In the words of Genghis Khan (doubtless, one of history’s most acquisitive figures), “If you're afraid - don't do it, - if you're doing it - don't be afraid!”

“It is not sufficient that I succeed - all others must fail” is a less magnanimous quote, also attributed to Mr Khan, but we’ll leave that one alone.

Mr Khan might have been an illiterate nutter, but to have established and presided over what was to become the largest contiguous land empire in history1, he clearly knew a thing or two about synergies.

Synergies are usually the bedrock of M&A activity. Identifying them is one thing but validating and realising them in technology/infrastructure integration and the organisational complexity of a post-merger environment can be challenging. Comprehensive data/numerical analysis that unequivocally delivers definitive confirmation of synergies (which often span both sides of the P&L) enhances organisational confidence in its negotiating position, valuation/dilution and informs a clear understanding of deal breaker thresholds.


An important distinction too, between M and A is that mergers (M) are effectively investments in your company (while acquisitions are investments from your company). Investments in your company (M) necessarily mean potentially divisive discussions on respective valuations, which then inform equity, share swaps and dilution deliberations. It all starts with agreement on valuations. In this regard the process should be respected and treated much the same as contemplation of an incoming PE investment, with all the preparation and rigour that that necessitates.

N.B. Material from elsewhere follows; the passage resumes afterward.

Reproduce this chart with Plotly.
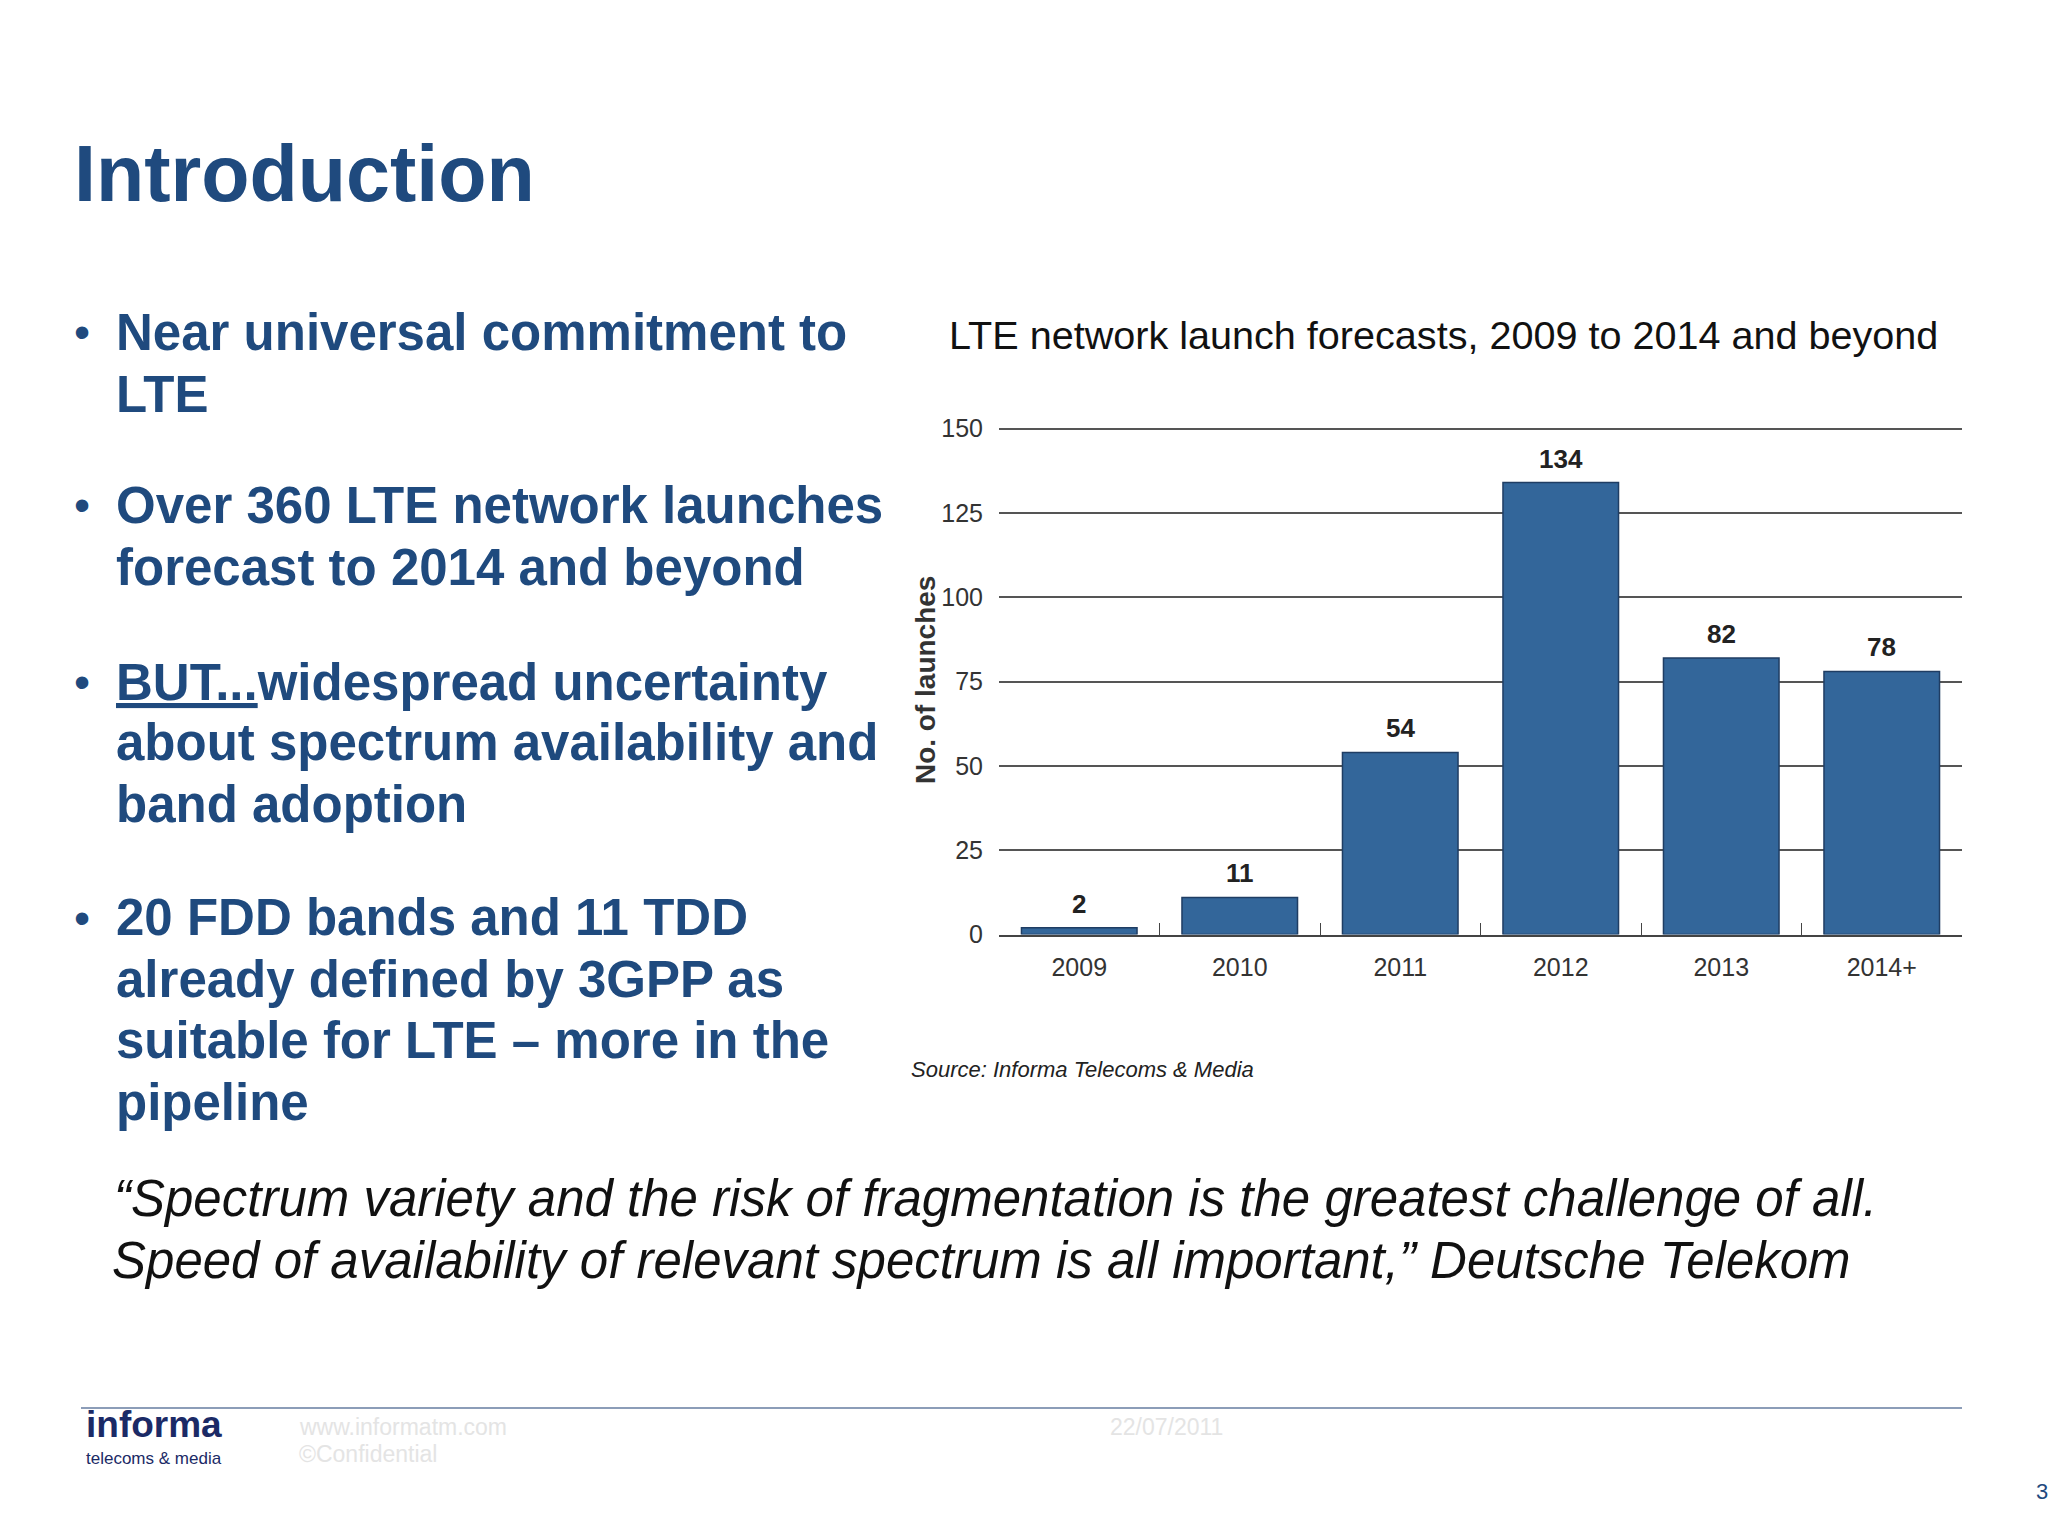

On the acquisition side, an increasingly onerous, global regulatory environment will continue to throw up opportunities. For the right operational fit, an acquisition can provide a relatively low risk approach to consolidation of market share and geographic expansion in a BAU context, as well as an opportunity to de-risk business and revenue models in a diversification scenario.


Companies operating within dynamic, high growth industries such as ours are often pulled in different directions as early business models evolve. This can lead to unintended operational complexity and costs associated with the organisation’s ongoing support of a legacy business unit/company that is perhaps no longer core to the primary operational focus.

Our experience has demonstrated that the degree with which the business unit/company can be packaged up (de-coupling from technology stacks and infrastructure layers), externalised and positioned as a stand-alone, going concern, will have significant impact on the sale price/return.

Successful outcomes here are obviously founded on a multitude of variables, the most critical of which we suggest is, degree of investment readiness – financial KPI’s (quality of revenues), robustness of compliance, systems, processes, governance and the like. At the snapshot in time, a high degree of “investment readiness” will directly translate into a) minimising dilution (M), reducing cash or equity outlay (A), realising a premium price (D) or at worst, enhancing negotiating leverage.

Whether it’s a merger, acquisition or divestiture, we have the utmost confidence in our stewardship of the process, based on a robust, proven framework through which to administer it.

1This is neither a recommendation or endorsement of Mr Khan’s acquisition approach or “negotiating” style.